Netflix currently uses a media processing pipeline dubbed Matrix. Content partners such as movie studios deliver content to Netflix, with the video streaming company employing Aspera's "Direct-to-S3" service to house it in Amazon's Simple Storage Service (S3).
Netflix then uses technology from start-up eyeIO and Amazon's EC2 service to transcode the source material received from the studios into multiple formats that can be streamed to the range of devices supported by the company. The results are stored in S3, before being sent to Netflix's CDN for streaming; Netflix creates multiple versions of each movie or TV show episode to stream to devices ranging from TVs to tablets to gaming consoles. The transcoding farm uses 6000-6500 EC2 instances.
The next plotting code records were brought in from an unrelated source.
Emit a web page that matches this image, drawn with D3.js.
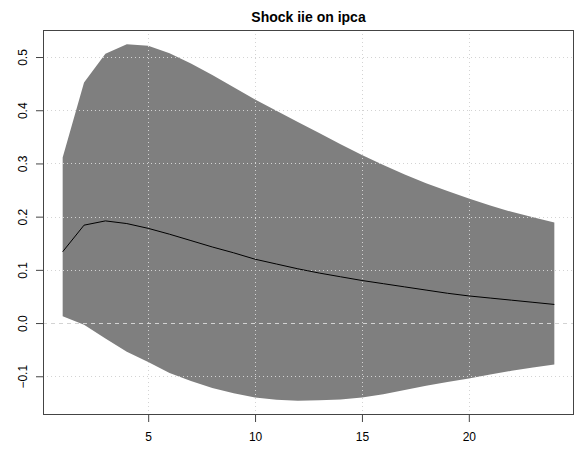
<!DOCTYPE html>
<html>
<head>
<meta charset="utf-8">
<script src="https://cdnjs.cloudflare.com/ajax/libs/d3/7.8.5/d3.min.js"></script>
<style>
  html, body { margin: 0; padding: 0; background: #fff; }
  svg { display: block; font-family: "Liberation Sans", Arial, sans-serif; }
</style>
</head>
<body>
<svg id="chart" width="576" height="450"></svg>
<script>
// Impulse response horizon (periods)
const horizon = d3.range(1, 25);
// Point estimate of the response
const response = [0.134, 0.184, 0.192, 0.187, 0.178, 0.167, 0.155, 0.143, 0.132, 0.120, 0.111, 0.102,
                  0.094, 0.087, 0.080, 0.074, 0.068, 0.062, 0.056, 0.051, 0.047, 0.043, 0.039, 0.035];
// Upper confidence bound
const upper = [0.311, 0.452, 0.506, 0.524, 0.521, 0.507, 0.488, 0.466, 0.443, 0.420, 0.399, 0.378,
               0.357, 0.336, 0.316, 0.297, 0.279, 0.263, 0.248, 0.234, 0.221, 0.209, 0.199, 0.189];
// Lower confidence bound
const lower = [0.013, -0.003, -0.029, -0.054, -0.073, -0.094, -0.109, -0.122, -0.132, -0.140, -0.144, -0.146,
               -0.145, -0.1435, -0.140, -0.134, -0.126, -0.118, -0.111, -0.104, -0.0965, -0.0897, -0.0833, -0.078];
const xTicks = [5, 10, 15, 20];
const yTicks = [-0.1, 0.0, 0.1, 0.2, 0.3, 0.4, 0.5];
const title = "Shock iie on ipca";

const svg = d3.select("#chart");
const plot = { left: 43, right: 574, top: 30, bottom: 415 };

// Domains padded by 4% like base graphics
function padded(lo, hi) { const d = (hi - lo) * 0.04; return [lo - d, hi + d]; }
const x = d3.scaleLinear().domain(padded(d3.min(horizon), d3.max(horizon))).range([plot.left, plot.right]);
const yMin = d3.min(lower), yMax = d3.max(upper);
const y = d3.scaleLinear().domain(padded(yMin, yMax)).range([plot.bottom, plot.top]);

const rows = horizon.map((h, i) => ({ h, r: response[i], u: upper[i], l: lower[i] }));

// Confidence band
svg.append("path")
  .datum(rows)
  .attr("fill", "#7f7f7f")
  .attr("stroke", "none")
  .attr("d", d3.area().x(d => x(d.h)).y0(d => y(d.l)).y1(d => y(d.u)));

// Grid
const grid = svg.append("g").attr("stroke", "#d3d3d3").attr("stroke-width", 1).attr("fill", "none");
xTicks.forEach(t => {
  grid.append("line").attr("x1", Math.round(x(t)) + 0.5).attr("x2", Math.round(x(t)) + 0.5)
    .attr("y1", plot.top).attr("y2", plot.bottom).attr("stroke-dasharray", "1,3");
});
yTicks.forEach(t => {
  if (t === 0) return;
  grid.append("line").attr("y1", Math.round(y(t)) + 0.5).attr("y2", Math.round(y(t)) + 0.5)
    .attr("x1", plot.left).attr("x2", plot.right).attr("stroke-dasharray", "1,3");
});
// Zero reference line
grid.append("line").attr("y1", Math.round(y(0)) + 0.5).attr("y2", Math.round(y(0)) + 0.5)
  .attr("x1", plot.left).attr("x2", plot.right).attr("stroke-dasharray", "4,4");

// Response line
svg.append("path")
  .datum(rows)
  .attr("fill", "none")
  .attr("stroke", "#000")
  .attr("stroke-width", 1)
  .attr("d", d3.line().x(d => x(d.h)).y(d => y(d.r)));

// Axes
const xAxis = svg.append("g")
  .attr("transform", `translate(0,${plot.bottom})`)
  .call(d3.axisBottom(x).tickValues(xTicks).tickSize(7).tickPadding(10).tickFormat(d3.format("d")));
const yAxis = svg.append("g")
  .attr("transform", `translate(${plot.left},0)`)
  .call(d3.axisLeft(y).tickValues(yTicks).tickSize(7).tickPadding(6).tickFormat(d3.format(".1f")));
[xAxis, yAxis].forEach(g => {
  g.select(".domain").remove();
  g.selectAll(".tick line").attr("stroke", "#444");
  g.selectAll("text").attr("font-size", 12).attr("fill", "#000")
    .attr("font-family", "'Liberation Sans', Arial, sans-serif");
});
yAxis.selectAll(".tick text")
  .attr("text-anchor", "middle")
  .attr("x", 0).attr("dy", 0)
  .attr("transform", "translate(-16,0) rotate(-90)")
  .attr("y", 0);

// Plot frame
svg.append("rect")
  .attr("x", plot.left + 0.5).attr("y", plot.top + 0.5)
  .attr("width", plot.right - plot.left - 1).attr("height", plot.bottom - plot.top - 1)
  .attr("fill", "none").attr("stroke", "#444").attr("stroke-width", 1);

// Title
svg.append("text")
  .attr("x", (plot.left + plot.right) / 2).attr("y", 22)
  .attr("text-anchor", "middle")
  .attr("font-size", 14).attr("font-weight", "bold")
  .text(title);
</script>
</body>
</html>
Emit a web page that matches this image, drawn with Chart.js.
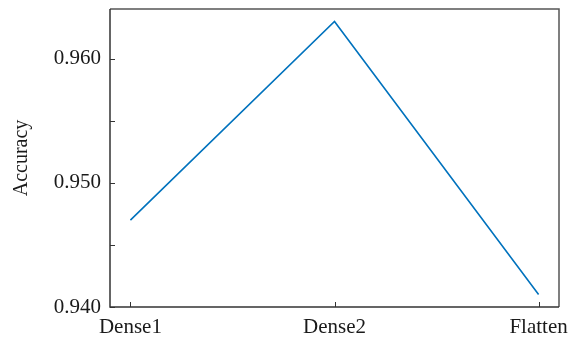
<!DOCTYPE html>
<html lang="en">
<head>
<meta charset="UTF-8">
<title>Accuracy by layer</title>
<script src="https://cdn.jsdelivr.net/npm/chart.js"></script>
<style>
  html, body { margin: 0; padding: 0; background: #fff; }
  #wrap { width: 569px; height: 339px; }
</style>
</head>
<body>
<div id="wrap"><canvas id="accChart" width="569" height="339"></canvas></div>
<script>
  // data
  const layers = ["Dense1", "Dense2", "Flatten"];
  const accuracy = [0.947, 0.963, 0.941];
  const yLabelled = [0.94, 0.95, 0.96];

  const FONT = "'Liberation Serif', 'Times New Roman', serif";

  // box around the plot + inward tick marks (matlab look)
  const frame = {
    id: "frame",
    afterDraw(chart) {
      const ctx = chart.ctx;
      const a = chart.chartArea;
      const xs = chart.scales.x, ys = chart.scales.y;
      ctx.save();
      ctx.lineWidth = 1.5;
      ctx.strokeStyle = "#555";
      ctx.beginPath();
      ctx.moveTo(a.left, a.top);
      ctx.lineTo(a.right, a.top);
      ctx.lineTo(a.right, a.bottom);
      ctx.stroke();
      ctx.strokeStyle = "#333";
      ctx.beginPath();
      ctx.moveTo(a.left, a.top);
      ctx.lineTo(a.left, a.bottom);
      ctx.lineTo(a.right, a.bottom);
      ctx.stroke();
      ctx.lineWidth = 1;
      ctx.beginPath();
      ys.ticks.forEach(t => {
        const y = Math.round(ys.getPixelForValue(t.value)) + 0.5;
        ctx.moveTo(a.left, y);
        ctx.lineTo(a.left + 5, y);
      });
      xs.ticks.forEach(t => {
        const x = Math.round(xs.getPixelForValue(t.value)) + 0.5;
        ctx.moveTo(x, a.bottom);
        ctx.lineTo(x, a.bottom - 5);
      });
      ctx.stroke();
      ctx.restore();
    }
  };

  new Chart(document.getElementById("accChart"), {
    type: "line",
    data: {
      datasets: [{
        data: accuracy.map((v, i) => ({ x: i, y: v })),
        borderColor: "#0072BD",
        borderWidth: 1.6,
        pointRadius: 0,
        tension: 0,
        fill: false
      }]
    },
    options: {
      responsive: false,
      animation: false,
      layout: { padding: { left: 0, right: 10, top: 9, bottom: 0 } },
      plugins: { legend: { display: false }, tooltip: { enabled: false } },
      scales: {
        x: {
          type: "linear",
          min: -0.1,
          max: 2.1,
          afterBuildTicks(scale) {
            scale.ticks = layers.map((_, i) => ({ value: i }));
          },
          afterFit(scale) {
            scale.height = 32;
            scale.paddingLeft = 0;
            scale.paddingRight = 0;
          },
          grid: { display: false, drawTicks: false },
          border: { display: false },
          ticks: {
            autoSkip: false,
            maxRotation: 0,
            padding: 8,
            color: "#1a1a1a",
            font: { family: FONT, size: 21 },
            callback: v => layers[v] ?? ""
          }
        },
        y: {
          min: 0.94,
          max: 0.964,
          afterBuildTicks(scale) {
            scale.ticks = [0.94, 0.945, 0.95, 0.955, 0.96].map(v => ({ value: v }));
          },
          afterFit(scale) {
            scale.width = 110;
            scale.paddingTop = 0;
            scale.paddingBottom = 0;
          },
          grid: { display: false, drawTicks: false },
          border: { display: false },
          title: {
            display: true,
            text: "Accuracy",
            color: "#1a1a1a",
            font: { family: FONT, size: 20 },
            padding: { top: 10, bottom: 4 }
          },
          ticks: {
            padding: 9,
            color: "#1a1a1a",
            font: { family: FONT, size: 21 },
            callback: v => yLabelled.some(l => Math.abs(l - v) < 1e-6) ? v.toFixed(3) : ""
          }
        }
      }
    },
    plugins: [frame]
  });
</script>
</body>
</html>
The company is currently working on a successor for Matrix, dubbed Maple. Instead of using Matrix's approach of processing an entire piece of content at once, Maple will break videos up into five-minute chunks, each of which will be processed by a separate EC2 instance. McEntee said that the advantages include being more fault-tolerant - currently a job may fail mid-way through transcoding and have to be restarted from scratch - and the ability to deliver content faster in those cases where Netflix has an agreement to begin screening content the day after it first aired.
Netflix is also working on a 'digital vault' that can house video masters and secondary assets, such as audio in different languages, that could be delivered to both its systems and those of its competitors in the video streaming space.